Orang tua perlu berusaha sebagai sahabat bagi anak, mitra bagi anak, dan sosok yang memiliki figur otoritas. Pola asuh ramah anak sangat diperlukan dalam rangka menjadikan anak betah berada di dekat orang tua, dan patuh terhadap nasihat. Anak-anak yang dididik dengan kasih sayang, tentu akan merasa tak nyaman ketika didoktrin untuk melakukan tindakan radikal. Keluarga harus kuat dan tegar menghadapi pengaruh dari luar. Jangan sampai, paham radikal meracuni anak-anak sehingga anak bersikap radikal dan semakin ‘jauh’ dari ajaran agama.
Keluarga yang memiliki ketahanan kuat akan mampu menafsirkan ancaman pengaruh luar bagi anak-anak. Mereka tak hanya memikirkan kecukupan nutrisi biologis, namun juga ruhani dan psikologis. Sehingga, ciri paling menonjol dari keluarga yang berketahanan kuat ialah mampu menjadikan rumah sebagai tempat yang paling nyaman bagi anak. Artinya, orang tua mampu menjadi penuntun dan pelindung pada masa anak-anak, sahabat dan pembimbing pada masa turbulensi remaja, dan figur otoritas bagi anak ketika dewasa.
Kunci Signifikan: Daya Literasi Digital Keluarga
Di era digital, ketahanan keluarga bukan menjadi satu-satunya aspek yang dapat mencegah radikalisme. Daya literasi digital keluarga memiliki porsi peran yang signifikan. Selain berpijak pada ketahanan keluarga, keluarga juga harus memiliki kemampuan literasi digital keluarga. Lazim dipahami bersama bahwa sebagian besar radikalisme menyebar melalui internet. Remaja dan anak muda yang notabene merupakan digital native dibombardir dengan beragam konten radikalisme. Ibarat efek iklan, penyampaian konten radikal yang secara terus-menerus dapat membentuk pemikiran yang radikal.
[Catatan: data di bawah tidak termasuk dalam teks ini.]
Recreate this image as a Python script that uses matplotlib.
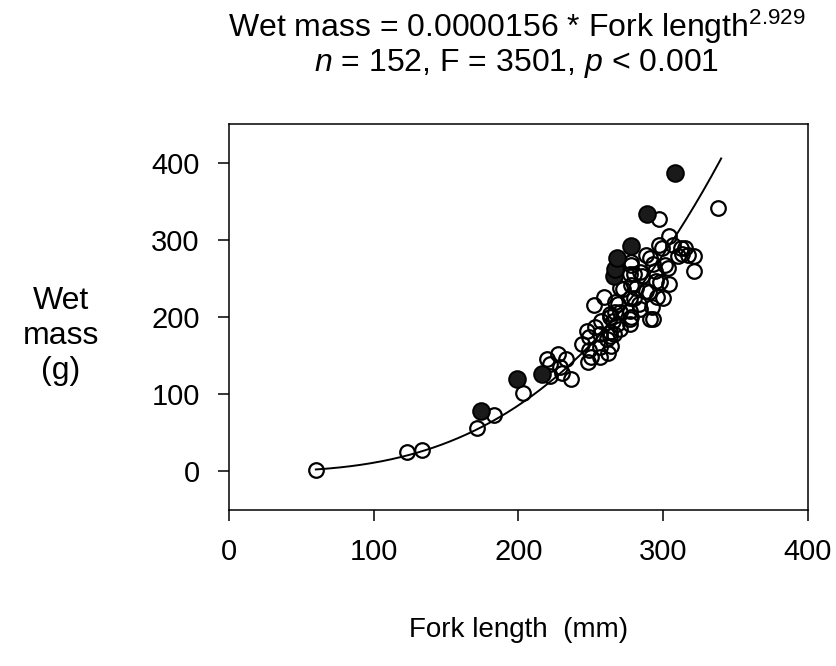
import numpy as np
import matplotlib
matplotlib.use('Agg')
import matplotlib.pyplot as plt

plt.rcParams['font.family'] = ['Liberation Sans', 'DejaVu Sans']
plt.rcParams['mathtext.fontset'] = 'custom'
plt.rcParams['mathtext.rm'] = 'Liberation Sans'
plt.rcParams['mathtext.it'] = 'Liberation Sans:italic'

# fish caught: fork length (mm) and wet mass (g)
open_length = [60, 123, 133, 171, 183, 203,
               220, 227, 233, 222, 229, 222, 236, 230,
               244, 249, 249, 248, 256, 262, 256, 263, 264, 266, 261,
               268, 263, 267, 252, 259, 269, 272, 277, 278, 277, 281,
               280, 278, 285, 283, 290, 293, 291, 294, 298, 300, 304,
               303, 299, 304, 310, 315, 321, 321, 297, 338,
               288, 297, 312, 317, 301, 293, 278, 284, 277, 295, 288,
               278, 270, 296, 280, 267, 292, 284, 277, 270, 263, 291,
               277, 265, 257, 253, 247, 270, 263, 250, 256, 307, 313]
open_mass = [2, 25, 28, 56, 73, 101,
             146, 152, 146, 139, 135, 124, 120, 128,
             165, 174, 157, 142, 161, 154, 178, 176, 163, 178, 172,
             191, 200, 206, 215, 226, 217, 236, 225, 200, 191, 238,
             256, 268, 253, 217, 232, 197, 277, 260, 245, 225, 243,
             264, 290, 305, 279, 289, 279, 260, 327, 341,
             280, 293, 290, 280, 267, 269, 271, 258, 256, 247, 234,
             241, 237, 226, 224, 219, 213, 211, 208, 206, 204, 198,
             198, 195, 195, 187, 182, 185, 180, 148, 148, 293, 282]

filled_length = [174, 199, 216, 266, 267, 268, 278, 289, 308]
filled_mass = [78, 120, 126, 253, 262, 276, 292, 333, 386]

# fitted power curve
coef_a = 0.0000156
coef_b = 2.929
fit_range = (60, 340)

fig = plt.figure(figsize=(8.37, 6.66), dpi=100)
ax = fig.add_axes([229 / 837, 1 - 510 / 666, 579 / 837, 386 / 666])

ax.plot(open_length, open_mass, 'o', ms=10.5, mfc='none', mec='black',
        mew=1.6, zorder=3)
ax.plot(filled_length, filled_mass, 'o', ms=12, mfc='#1a1a1a', mec='black',
        mew=1.4, zorder=4)

xs = np.linspace(fit_range[0], fit_range[1], 200)
ax.plot(xs, coef_a * xs ** coef_b, color='black', lw=1.4, zorder=5)

ax.set_xlim(0, 400)
ax.set_ylim(-50, 450)
ax.set_xticks([0, 100, 200, 300, 400])
ax.set_yticks([0, 100, 200, 300, 400])
ax.tick_params(direction='out', length=8, width=1.1, labelsize=21,
               color='black')
ax.tick_params(axis='x', pad=12)
ax.tick_params(axis='y', pad=13)
for sp in ax.spines.values():
    sp.set_linewidth(1.1)

fig.text(517 / 837, 1 - 37 / 666,
         r'Wet mass = 0.0000156 * Fork length$^{\mathrm{2.929}}$',
         ha='center', va='baseline', fontsize=23)
fig.text(517 / 837, 1 - 71 / 666,
         r'$n$ = 152, F = 3501, $p$ < 0.001',
         ha='center', va='baseline', fontsize=23)

fig.text(61 / 837, 1 - 336 / 666, 'Wet\nmass\n(g)', ha='center', va='center',
         fontsize=23, linespacing=1.2)
fig.text(519 / 837, 1 - 630 / 666, 'Fork length  (mm)', ha='center',
         va='center', fontsize=20)

fig.savefig('out.png', dpi=100)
Bila anak dan remaja semakin sering terpapar konten radikal, mereka akan rentan mengalami radikalisasi di dunia siber. Oleh karena itu, orang tua harus menyadari betapa penting menguatkan literasi digital keluarga. Literasi digital keluarga diperlukan sebagai proteksi bagi anak agar tidak terpapar konten ‘bermasalah’ dalam internet. Anak dan remaja perlu dilindungi dari bahaya internet. Jangan sampai, hanya karena mengakses internet tanpa dampingan orang tua, anak dan remaja terjebak paham radikal.
Setelah anak dan remaja merasakan bahwa orang tua adalah sahabat anak, maka ini adalah awalan dari literasi digital keluarga. Orang tua perlu membuat sejumlah kesepakatan dengan anak terkait waktu penggunaan internet dan konten yang diakses. Orang tua perlu terlibat intens dalam dialog dengan anak terkait pengetahuan baru yang didapat anak dari kegiatan berinternet. Dengan begitu, orang tua akan mampu mencegah paham radikalisme menyusup melalui piranti digital yang diakses anak.